It’s the stuff of a campaign manager’s dream: The sitting vice president, in the midst of his own run for president, dashes across Pennsylvania Avenue and bursts into the Senate to cast the deciding vote on make-or-break legislation, saving the day for his party while C-SPAN cameras capture the moment.
For Joe Biden, it could become a reality – in the event of a deadlocked Senate after the midterm elections.
If the Senate splits evenly between Democrats and Republicans, the vice president’s role as the 101st senator would instantly be elevated. That in turn would raise Biden’s own profile heading into 2016, when Biden has said he may run for president again. It could even help him try to rival the rock-star status that Democrats have already bestowed upon Hillary Rodham Clinton.
“It makes Joe Biden suddenly a hugely relevant Washington figure,” said Douglas Brinkley, a presidential historian at Rice University. “It shows he’s a power player.”
On the other hand, it could also make Biden the face of messy political fights on Capitol Hill, potentially alienating some voters along the way.
Biden’s friends and associates say he’d relish the chance to play kingmaker. A creature of the Senate, Biden spent nearly four decades steeped in the chamber’s tradition and camaraderie, and a high-profile return would allow Biden to show former colleagues he’s still in the game.
Some questions and answers about what happens if the Senate splits in November:
HAS IT EVER HAPPENED BEFORE?
Yes, but only a handful of times. The first time was under President James Garfield in 1881, when a special session expected to last just 11 days stretched into 11 weeks as the Senate deadlocked, according to the Senate Historical Office. A split Senate didn’t occur again until 1953, when Republican Majority Leader Robert Taft died and was replaced by a Democrat, leaving Vice President Richard Nixon as the would-be tiebreaker until other deaths gave Democrats the majority. And the Senate was split 50-50 following the 2000 elections, giving Democrats majority control for 17 days beginning Jan. 3, 2001, since Al Gore was still vice president.
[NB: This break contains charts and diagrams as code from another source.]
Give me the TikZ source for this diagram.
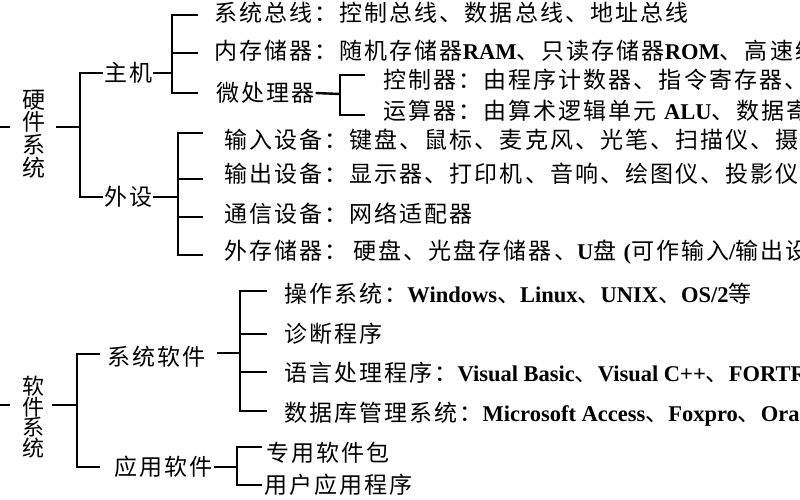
\documentclass[tikz,border=0pt]{standalone}
\usepackage{fontspec}
\setmainfont{Noto Sans CJK SC}
\newfontfamily\zhfont{Noto Sans CJK SC}[LetterSpace=9]
\newfontfamily\latfont{Liberation Serif}
\newcommand{\lw}[1]{{\latfont\bfseries\fontsize{22.5}{24}\selectfont #1}}
\begin{document}
\begin{tikzpicture}[x=1pt,y=-1pt,line width=2.4pt,
  txt/.style={anchor=west,inner sep=0pt,font=\zhfont\fontsize{23}{25}\selectfont,text height=20pt,text depth=3pt},
  vtop/.style={inner ysep=0pt,inner xsep=9pt,align=center,font=\zhfont\fontsize{23}{22.7}\selectfont},
  vbot/.style={inner ysep=0pt,inner xsep=7pt,align=center,font=\zhfont\fontsize{22}{20.5}\selectfont}]
\useasboundingbox (0,0) rectangle (800,500);
\clip (0,0) rectangle (800,500);
\fill[white] (0,0) rectangle (800,500);

% ===== hardware =====
\coordinate (hin) at (0,127);
\coordinate (hine) at (10,127);
\draw (hin) -- (hine);
\node[vtop] (hw) at (34,134) {硬\\件\\系\\统};
\coordinate (J1) at (80,127);
\draw (hw.east |- J1) -- (J1);
\node[txt] (zj) at (103,73) {主机};
\node[txt] (ws) at (103,197) {外设};
\draw (zj.west) -| (J1) |- (ws.west);

% host branch
\coordinate (J2) at (172,73);
\coordinate (b11) at (198,15);
\coordinate (b12) at (198,53);
\coordinate (b13) at (198,93);
\draw (zj.east) -- (J2);
\draw (b11) -| (J2) |- (b13);
\draw (J2 |- b12) -- (b12);
\node[txt] (t11) at (213,13) {系统总线：控制总线、数据总线、地址总线};
\node[txt] (t12) at (213,51) {内存储器：随机存储器\lw{RAM}、只读存储器\lw{ROM}、高速缓};
\node[txt] (wcl) at (215,93) {微处理器};

% microprocessor branch
\coordinate (J3) at (340,94);
\coordinate (b21) at (365,75);
\coordinate (b22) at (365,115);
\draw (wcl.east) -- (J3);
\draw (b21) -| (J3) |- (b22);
\node[txt] (t21) at (382,80) {控制器：由程序计数器、指令寄存器、};
\node[txt] (t22) at (382,111) {运算器：由算术逻辑单元 \lw{ALU}、数据寄};

% peripherals branch
\coordinate (J4) at (178,197);
\coordinate (b31) at (203,133);
\coordinate (b32) at (203,179);
\coordinate (b33) at (203,217);
\coordinate (b34) at (203,255);
\draw (ws.east) -- (J4);
\draw (b31) -| (J4) |- (b34);
\draw (J4 |- b32) -- (b32);
\draw (J4 |- b33) -- (b33);
\node[txt] (t31) at (223,140) {输入设备：键盘、鼠标、麦克风、光笔、扫描仪、摄像};
\node[txt] (t32) at (223,174) {输出设备：显示器、打印机、音响、绘图仪、投影仪};
\node[txt] (t33) at (223,214) {通信设备：网络适配器};
\node[txt] (t34) at (223,251) {外存储器：\hspace{6pt}硬盘、光盘存储器、\lw{U}盘 \lw{(}可作输入\lw{/}输出设备};

% ===== software =====
\coordinate (sin) at (0,405);
\coordinate (sine) at (10,405);
\draw (sin) -- (sine);
\node[vbot] (sw) at (33,417) {软\\件\\系\\统};
\coordinate (J5) at (77,405);
\draw (sw.east |- J5) -- (J5);
\coordinate (b40) at (100,354);
\coordinate (b41) at (100,467);
\draw (b40) -| (J5) |- (b41);
\node[txt] (xt) at (106,357) {系统软件};
\node[txt] (yy) at (113,467) {应用软件};

% system software branch
\coordinate (s6) at (217,353);
\coordinate (J6) at (240,353);
\coordinate (b51) at (267,291);
\coordinate (b52) at (267,334);
\coordinate (b53) at (267,372);
\coordinate (b54) at (267,411);
\draw (s6) -- (J6);
\draw (b51) -| (J6) |- (b54);
\draw (J6 |- b52) -- (b52);
\draw (J6 |- b53) -- (b53);
\node[txt] (t51) at (283,294) {操作系统：\lw{Windows}、\lw{Linux}、\lw{UNIX}、\lw{OS/2}等};
\node[txt] (t52) at (283,334) {诊断程序};
\node[txt] (t53) at (283,373) {语言处理程序：\lw{Visual Basic}、\lw{Visual C++}、\lw{FORTRAN}};
\node[txt] (t54) at (283,413) {数据库管理系统：\lw{Microsoft Access}、\lw{Foxpro}、\lw{Oracle}};

% application software branch
\coordinate (J7) at (237,467);
\coordinate (b61) at (262,447);
\coordinate (b62) at (262,485);
\draw (yy.east) -- (J7);
\draw (b61) -| (J7) |- (b62);
\node[txt] (t61) at (265,453) {专用软件包};
\node[txt] (t62) at (263,485) {用户应用程序};
\end{tikzpicture}
\end{document}
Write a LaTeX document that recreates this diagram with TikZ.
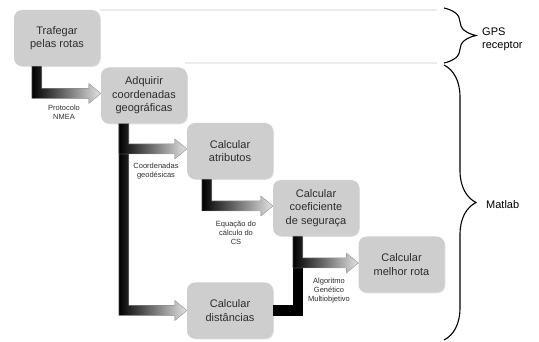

Republicans gained control Jan. 20 when Dick Cheney was sworn in as George W. Bush’s vice president.
As president of the Senate, the vice president gets to cast the tie-breaking vote regardless of which party controls the Senate. But 50-50 ties are much more likely when the Senate’s membership is evenly split. There have been nearly 250 tie-breaking votes cast by vice presidents in U.S. history – but none by Biden. The most recent came in 2008, when Cheney cast the 51st vote for a budget amendment on the alternative minimum tax.
WHAT ARE THE CHANCES OF A TIE THIS YEAR?
It’s a definite possibility. Republicans would need a net gain of five seats in November, but with Obama’s unpopularity dragging his party down, Democrats are already bracing for even greater losses. Democratic hopes for averting a GOP majority rest in places like Alaska, Arkansas, Georgia, Kentucky, Louisiana, New Hampshire and North Carolina – conservative-leaning states tough for Democrats to defend.
Even if the Senate deadlocks, it wouldn’t technically be a 50-50 split. That’s because there are two independents. Both caucus – or meet – with Democrats, so they’re counted as Democrats in determining which party has the majority. There’s a chance, though, that one of them could switch allegiances if the GOP wins the majority. Further muddying the waters, two more independents could win seats this year as well. In Kansas, Greg Orman has said he’d caucus with whichever party wins the majority, while in South Dakota, former Sen. Larry Pressler has been coy about his intentions.
SO WOULD BIDEN BE CALLED UPON TO VOTE ON EVERY BILL?
Not by a long shot. Only votes that are deadlocked require the vice president to weigh in. These days, parliamentary maneuvering has raised the threshold to pass almost anything to 60 votes – the number needed to overcome a filibuster.
Still, an even balance of power might create an opening for Biden to play deal-broker behind the scenes, boosting his credibility as a pragmatist who can work with both parties. But if Biden gets called in to swing the vote on a controversial Obama-backed policy – an immigration bill, for example – Republicans would likely use that vote against him on the campaign trail.